** PROBLEM STATEMENT **
Give the entries again, word for word.

++++ DATA ENTRIES ++++

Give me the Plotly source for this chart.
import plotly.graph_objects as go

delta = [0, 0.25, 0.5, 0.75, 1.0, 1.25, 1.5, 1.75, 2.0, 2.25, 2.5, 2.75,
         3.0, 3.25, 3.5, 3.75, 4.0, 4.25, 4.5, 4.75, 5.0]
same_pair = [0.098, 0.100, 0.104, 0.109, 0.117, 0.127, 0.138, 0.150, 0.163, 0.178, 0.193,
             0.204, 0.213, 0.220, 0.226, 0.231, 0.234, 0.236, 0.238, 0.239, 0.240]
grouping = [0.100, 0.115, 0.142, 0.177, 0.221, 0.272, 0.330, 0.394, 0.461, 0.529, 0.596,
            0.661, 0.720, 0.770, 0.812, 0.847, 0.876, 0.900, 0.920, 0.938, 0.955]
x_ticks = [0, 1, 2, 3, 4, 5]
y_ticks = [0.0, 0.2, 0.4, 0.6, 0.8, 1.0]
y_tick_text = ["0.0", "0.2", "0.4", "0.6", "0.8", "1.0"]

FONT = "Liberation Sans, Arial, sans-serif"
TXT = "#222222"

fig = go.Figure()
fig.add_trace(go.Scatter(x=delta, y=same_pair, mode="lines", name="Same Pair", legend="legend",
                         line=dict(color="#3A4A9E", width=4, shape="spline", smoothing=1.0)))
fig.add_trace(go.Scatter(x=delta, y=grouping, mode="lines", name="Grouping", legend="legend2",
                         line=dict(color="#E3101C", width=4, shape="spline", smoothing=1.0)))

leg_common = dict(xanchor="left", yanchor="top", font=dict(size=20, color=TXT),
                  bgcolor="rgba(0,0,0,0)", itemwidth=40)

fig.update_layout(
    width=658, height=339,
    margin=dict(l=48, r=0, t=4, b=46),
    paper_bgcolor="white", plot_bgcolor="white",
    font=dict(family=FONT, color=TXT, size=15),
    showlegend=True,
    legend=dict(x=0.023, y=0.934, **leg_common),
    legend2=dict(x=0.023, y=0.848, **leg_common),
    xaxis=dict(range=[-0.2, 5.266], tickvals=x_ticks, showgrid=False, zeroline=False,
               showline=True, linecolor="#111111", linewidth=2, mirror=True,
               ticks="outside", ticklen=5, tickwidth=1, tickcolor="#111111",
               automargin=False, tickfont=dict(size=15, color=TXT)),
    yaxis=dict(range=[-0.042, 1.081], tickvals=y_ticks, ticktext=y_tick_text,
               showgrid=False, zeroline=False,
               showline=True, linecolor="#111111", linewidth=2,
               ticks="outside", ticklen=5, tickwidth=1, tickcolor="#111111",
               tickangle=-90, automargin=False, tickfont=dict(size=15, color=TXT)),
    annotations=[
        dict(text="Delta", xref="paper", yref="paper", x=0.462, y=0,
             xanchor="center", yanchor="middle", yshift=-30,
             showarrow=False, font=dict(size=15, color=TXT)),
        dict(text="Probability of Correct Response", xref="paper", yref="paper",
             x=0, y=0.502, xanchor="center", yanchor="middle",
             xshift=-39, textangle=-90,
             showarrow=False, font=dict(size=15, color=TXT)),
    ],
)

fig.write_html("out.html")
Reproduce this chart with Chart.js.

++++

** EXERCISE SOLUTION **
Give me the Plotly source for this chart.
import plotly.graph_objects as go

delta = [0, 0.25, 0.5, 0.75, 1.0, 1.25, 1.5, 1.75, 2.0, 2.25, 2.5, 2.75,
         3.0, 3.25, 3.5, 3.75, 4.0, 4.25, 4.5, 4.75, 5.0]
same_pair = [0.098, 0.100, 0.104, 0.109, 0.117, 0.127, 0.138, 0.150, 0.163, 0.178, 0.193,
             0.204, 0.213, 0.220, 0.226, 0.231, 0.234, 0.236, 0.238, 0.239, 0.240]
grouping = [0.100, 0.115, 0.142, 0.177, 0.221, 0.272, 0.330, 0.394, 0.461, 0.529, 0.596,
            0.661, 0.720, 0.770, 0.812, 0.847, 0.876, 0.900, 0.920, 0.938, 0.955]
x_ticks = [0, 1, 2, 3, 4, 5]
y_ticks = [0.0, 0.2, 0.4, 0.6, 0.8, 1.0]
y_tick_text = ["0.0", "0.2", "0.4", "0.6", "0.8", "1.0"]

FONT = "Liberation Sans, Arial, sans-serif"
TXT = "#222222"

fig = go.Figure()
fig.add_trace(go.Scatter(x=delta, y=same_pair, mode="lines", name="Same Pair", legend="legend",
                         line=dict(color="#3A4A9E", width=4, shape="spline", smoothing=1.0)))
fig.add_trace(go.Scatter(x=delta, y=grouping, mode="lines", name="Grouping", legend="legend2",
                         line=dict(color="#E3101C", width=4, shape="spline", smoothing=1.0)))

leg_common = dict(xanchor="left", yanchor="top", font=dict(size=20, color=TXT),
                  bgcolor="rgba(0,0,0,0)", itemwidth=40)

fig.update_layout(
    width=658, height=339,
    margin=dict(l=48, r=0, t=4, b=46),
    paper_bgcolor="white", plot_bgcolor="white",
    font=dict(family=FONT, color=TXT, size=15),
    showlegend=True,
    legend=dict(x=0.023, y=0.934, **leg_common),
    legend2=dict(x=0.023, y=0.848, **leg_common),
    xaxis=dict(range=[-0.2, 5.266], tickvals=x_ticks, showgrid=False, zeroline=False,
               showline=True, linecolor="#111111", linewidth=2, mirror=True,
               ticks="outside", ticklen=5, tickwidth=1, tickcolor="#111111",
               automargin=False, tickfont=dict(size=15, color=TXT)),
    yaxis=dict(range=[-0.042, 1.081], tickvals=y_ticks, ticktext=y_tick_text,
               showgrid=False, zeroline=False,
               showline=True, linecolor="#111111", linewidth=2,
               ticks="outside", ticklen=5, tickwidth=1, tickcolor="#111111",
               tickangle=-90, automargin=False, tickfont=dict(size=15, color=TXT)),
    annotations=[
        dict(text="Delta", xref="paper", yref="paper", x=0.462, y=0,
             xanchor="center", yanchor="middle", yshift=-30,
             showarrow=False, font=dict(size=15, color=TXT)),
        dict(text="Probability of Correct Response", xref="paper", yref="paper",
             x=0, y=0.502, xanchor="center", yanchor="middle",
             xshift=-39, textangle=-90,
             showarrow=False, font=dict(size=15, color=TXT)),
    ],
)

fig.write_html("out.html")
Reproduce this chart with Chart.js.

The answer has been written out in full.